Mr. Inyang, the only other teacher, lived in a rented room near the school. A soft-spoken man, he was near my height of five seven, with a wiry build. And like me, he was a novice Yoruba speaker. He taught math and science, while I taught English language, literature, and history. Though he and I spoke often, it was nothing like the camaraderie of the busy and cheerful staff room at the Science School in Lagos.

The men of Ojo were fishermen, plying their wooden craft along the coastline, or boatbuilders. A few were traders. I sometimes passed them on their way to Lagos markets, their bicycles loaded with baskets of the early morning’s catch. Across the road from the school, women wove traditional multicolored raffia mats.

The village chief, the Olojo of Ojo, welcomed me when I visited him to pay my respects and thanked me for teaching his son. Rasaki was a pleasant but not very studious pupil. Like the other children, he barely spoke for the first few weeks. As I learned the children’s names, they became less shy and responded to my casual manner, so different from Mr. Inyang’s formal instruction and Mr. Cardoso’s angry tirades.
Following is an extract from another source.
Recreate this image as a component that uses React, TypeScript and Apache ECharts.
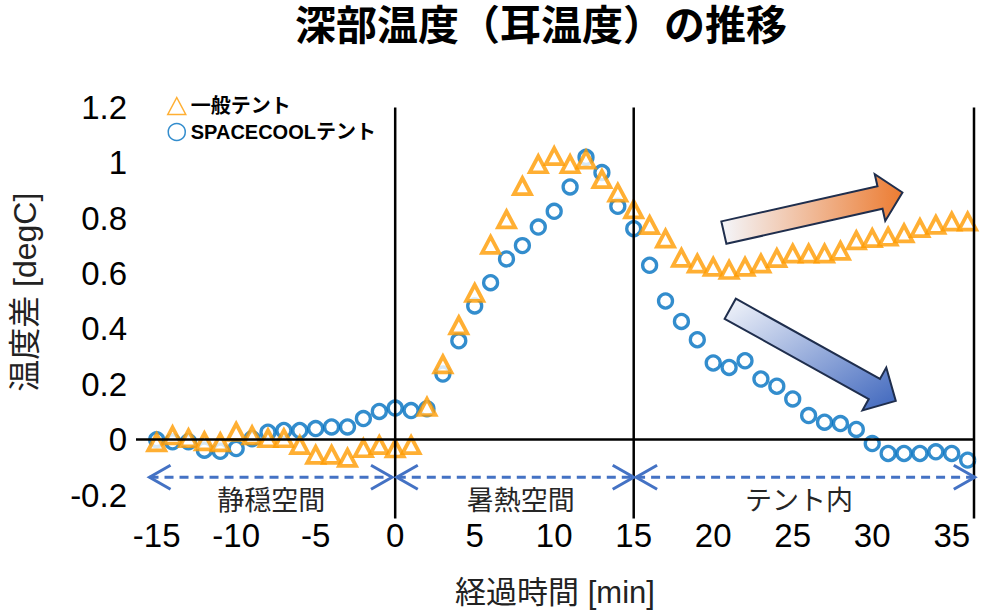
import React, { useEffect, useRef } from "react";
import * as echarts from "echarts";

// ---- data ----
const minutes = [
  -15, -14, -13, -12, -11, -10, -9, -8, -7, -6, -5, -4, -3, -2, -1, 0,
  1, 2, 3, 4, 5, 6, 7, 8, 9, 10, 11, 12, 13, 14, 15, 16, 17, 18, 19, 20,
  21, 22, 23, 24, 25, 26, 27, 28, 29, 30, 31, 32, 33, 34, 35, 36,
];
const generalTent = [
  -0.01, 0.015, 0.005, -0.006, -0.01, 0.028, 0.015, 0.005, 0.005, -0.02, -0.055, -0.055, -0.066, -0.031, -0.02, -0.032,
  -0.02, 0.118, 0.272, 0.413, 0.53, 0.704, 0.796, 0.916, 0.995, 1.024, 0.995, 1.012, 0.941, 0.892, 0.832, 0.775, 0.726, 0.657, 0.636, 0.624,
  0.613, 0.624, 0.636, 0.656, 0.672, 0.672, 0.672, 0.682, 0.72, 0.728, 0.733, 0.745, 0.764, 0.776, 0.788, 0.788,
];
const spacecoolTent = [
  0.0, -0.008, -0.008, -0.038, -0.042, -0.032, 0.003, 0.027, 0.033, 0.033, 0.04, 0.046, 0.046, 0.076, 0.102, 0.114,
  0.105, 0.112, 0.237, 0.357, 0.483, 0.567, 0.653, 0.701, 0.768, 0.825, 0.913, 1.02, 0.965, 0.843, 0.762, 0.63, 0.501, 0.427, 0.361, 0.277,
  0.261, 0.285, 0.219, 0.193, 0.147, 0.087, 0.063, 0.058, 0.037, -0.014, -0.05, -0.05, -0.05, -0.044, -0.05, -0.074,
];
const seriesNames = ["一般テント", "SPACECOOLテント"];
const xTickValues = [-15, -10, -5, 0, 5, 10, 15, 20, 25, 30, 35];
const phaseLabels = ["静穏空間", "暑熱空間", "テント内"];
const phaseStarts = [-15.45, 0.1, 15.15];
const phaseEnds = [-0.2, 15.0, 36.45];
const phaseLabelX = [-7.8, 7.9, 25.4];
const dividerX = [0, 15];

const X_MIN = -16.3;
const X_MAX = 36.4;
const Y_MIN = -0.2;
const Y_MAX = 1.2;

const ORANGE = "#FF9B00";
const BLUE = "#0070C0";
const LATIN = "'Liberation Sans', 'Noto Sans CJK JP', sans-serif";
const CJK = "'Noto Sans CJK JP', 'Liberation Sans', sans-serif";

function arrowPoints(t: number[], p: number[], hw: number, hh: number, hl: number) {
  const dx = p[0] - t[0];
  const dy = p[1] - t[1];
  const len = Math.hypot(dx, dy);
  const ux = dx / len;
  const uy = dy / len;
  const nx = -uy;
  const ny = ux;
  const bx = p[0] - ux * hl;
  const by = p[1] - uy * hl;
  return [
    [t[0] + nx * hw, t[1] + ny * hw],
    [bx + nx * hw, by + ny * hw],
    [bx + nx * hh, by + ny * hh],
    [p[0], p[1]],
    [bx - nx * hh, by - ny * hh],
    [bx - nx * hw, by - ny * hw],
    [t[0] - nx * hw, t[1] - ny * hw],
  ];
}

export default function App() {
  const ref = useRef<HTMLDivElement>(null);

  useEffect(() => {
    if (!ref.current) return;
    const chart = echarts.init(ref.current, null, { renderer: "svg" });

    const option: any = {
      animation: false,
      backgroundColor: "#ffffff",
      title: {
        text: "深部温度（耳温度）の推移",
        left: 295,
        top: 1,
        padding: 0,
        textStyle: { fontFamily: CJK, fontWeight: "bold", fontSize: 41, color: "#000" },
      },
      grid: { left: 136, right: 11, top: 107.5, bottom: 117 },
      legend: {
        orient: "vertical",
        left: 162,
        top: 91,
        itemWidth: 18,
        itemHeight: 17,
        itemGap: 6,
        itemStyle: { borderWidth: 1.5 },
        textStyle: { fontFamily: LATIN, fontWeight: "bold", fontSize: 20, color: "#000" },
        data: [
          { name: seriesNames[0], icon: "triangle", itemStyle: { color: "rgba(0,0,0,0)", borderColor: ORANGE, borderWidth: 1.5 } },
          { name: seriesNames[1], icon: "circle", itemStyle: { color: "rgba(0,0,0,0)", borderColor: BLUE, borderWidth: 1.5 } },
        ],
      },
      xAxis: {
        type: "value",
        min: X_MIN,
        max: X_MAX,
        axisLine: { show: false },
        axisTick: { show: false },
        splitLine: { show: false },
        axisLabel: { customValues: xTickValues, fontSize: 33, color: "#000", fontFamily: LATIN, margin: 24 },
        name: "経過時間 [min]",
        nameLocation: "middle",
        nameGap: 82,
        nameTextStyle: { fontSize: 31, color: "#222", fontFamily: LATIN },
      },
      yAxis: {
        type: "value",
        min: Y_MIN,
        max: Y_MAX,
        interval: 0.2,
        axisLine: { show: false },
        axisTick: { show: false },
        splitLine: { show: false },
        axisLabel: {
          fontSize: 33,
          color: "#000",
          fontFamily: LATIN,
          margin: 9,
          formatter: (v: number) => String(Math.round(v * 10) / 10),
        },
        name: "温度差 [degC]",
        nameLocation: "middle",
        nameGap: 95,
        nameRotate: 90,
        nameTextStyle: { fontSize: 32, color: "#222", fontFamily: LATIN, padding: [0, 0, 0, 18] },
      },
      series: [
        {
          name: seriesNames[1],
          type: "scatter",
          symbol: "circle",
          symbolSize: 14,
          itemStyle: { color: "#ffffff", borderColor: BLUE, borderWidth: 3.3 },
          data: minutes.map((m, i) => [m, spacecoolTent[i]]),
          z: 3,
        },
        {
          name: seriesNames[0],
          type: "scatter",
          symbol: "triangle",
          symbolSize: [17, 16],
          itemStyle: { color: "#ffffff", borderColor: ORANGE, borderWidth: 3.8 },
          data: minutes.map((m, i) => [m, generalTent[i]]),
          z: 4,
        },
        {
          name: "zero",
          type: "line",
          data: [],
          z: 1,
          markLine: {
            silent: true,
            symbol: ["none", "none"],
            label: { show: false },
            lineStyle: { color: "#000", width: 2.5, type: "solid" },
            data: [{ yAxis: 0 }],
          },
        },
      ],
    };
    chart.setOption(option);

    const px = (x: number, y: number) => chart.convertToPixel({ gridIndex: 0 }, [x, y]) as number[];
    const graphics: any[] = [];

    // vertical divider lines and right border
    const lineBottom = -0.285;
    [...dividerX, X_MAX].forEach((xv) => {
      const a = px(xv, Y_MAX);
      const b = px(xv, lineBottom);
      graphics.push({
        type: "line",
        z: 10,
        shape: { x1: a[0], y1: a[1], x2: b[0], y2: b[1] },
        style: { stroke: "#000", lineWidth: 2.5 },
      });
    });

    // phase dashed double arrows and labels
    const arrowY = -0.136;
    const labelY = -0.212;
    phaseLabels.forEach((lab, i) => {
      const s = px(phaseStarts[i], arrowY);
      const e = px(phaseEnds[i], arrowY);
      graphics.push({
        type: "line",
        z: 10,
        shape: { x1: s[0], y1: s[1], x2: e[0], y2: e[1] },
        style: { stroke: "#4472C4", lineWidth: 3, lineDash: [9, 6] },
      });
      graphics.push({
        type: "polyline",
        z: 10,
        shape: { points: [[s[0] + 21, s[1] - 12], [s[0], s[1]], [s[0] + 21, s[1] + 12]] },
        style: { stroke: "#4472C4", lineWidth: 3, fill: null },
      });
      graphics.push({
        type: "polyline",
        z: 10,
        shape: { points: [[e[0] - 21, e[1] - 12], [e[0], e[1]], [e[0] - 21, e[1] + 12]] },
        style: { stroke: "#4472C4", lineWidth: 3, fill: null },
      });
      const lp = px(phaseLabelX[i], labelY);
      graphics.push({
        type: "text",
        z: 10,
        x: lp[0],
        y: lp[1],
        style: {
          text: lab,
          fontSize: 27,
          fontFamily: CJK,
          fill: "#262626",
          align: "center",
          verticalAlign: "middle",
        },
      });
    });

    // trend block arrows
    const upTail = px(20.67, 0.748);
    const upTip = px(31.9, 0.893);
    const downTail = px(21.07, 0.473);
    const downTip = px(31.48, 0.14);
    graphics.push({
      type: "polygon",
      z: 9,
      shape: { points: arrowPoints(upTail, upTip, 11.5, 24, 23) },
      style: {
        fill: {
          type: "linear", x: 0, y: 0, x2: 1, y2: 0,
          colorStops: [
            { offset: 0, color: "#F4F6FB" },
            { offset: 1, color: "#EC7C32" },
          ],
        },
        stroke: "#1F2E4D",
        lineWidth: 2,
      },
    });
    graphics.push({
      type: "polygon",
      z: 9,
      shape: { points: arrowPoints(downTail, downTip, 11.5, 24.5, 24.5) },
      style: {
        fill: {
          type: "linear", x: 0, y: 0, x2: 1, y2: 1,
          colorStops: [
            { offset: 0, color: "#F4F6FB" },
            { offset: 1, color: "#3E66BD" },
          ],
        },
        stroke: "#1F2E4D",
        lineWidth: 2,
      },
    });

    chart.setOption({ graphic: graphics });

    return () => chart.dispose();
  }, []);

  return (
    <div
      ref={ref}
      style={{ position: "fixed", left: 0, top: 0, width: 985, height: 613, background: "#fff" }}
    />
  );
}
My days were full, and my nights became ever more exciting. Fred introduced me to Kakadu, a lively nightclub where the trumpeter Victor Olaiya led his band in highlife. This music, popular all over West Africa, could be fast or slow. But it always had a strong beat that made me want to dance all night. I learned to copy the swaying hips of the Nigerian women. When other volunteers came to Lagos, I took them to Kakadu, where we danced with abandon to the sensual music.

By Thanksgiving, I had begun spending occasional nights with Fred at his flat. I didn’t let on that he was my first sexual partner. I had the impression he didn’t want to know, so I played along, staying lighthearted about our relationship. His attitude, I realized, was another one of the Nigerian customs he had adopted, and it suited me.

I spent my first Nigerian Christmas in Fred’s apartment, sick with malaria. His steward prepared a lovely Christmas lunch, but it was all I could do to sit at the table for a few minutes before heading back to bed. Fred dosed me with Nivaquine, and I slept for most of Christmas afternoon.

He urged me to phone my parents. I called late in the afternoon, around noon in the United States, and assured them all was fine. I didn’t mention the malaria or that I was sleeping with the man whose phone I was using.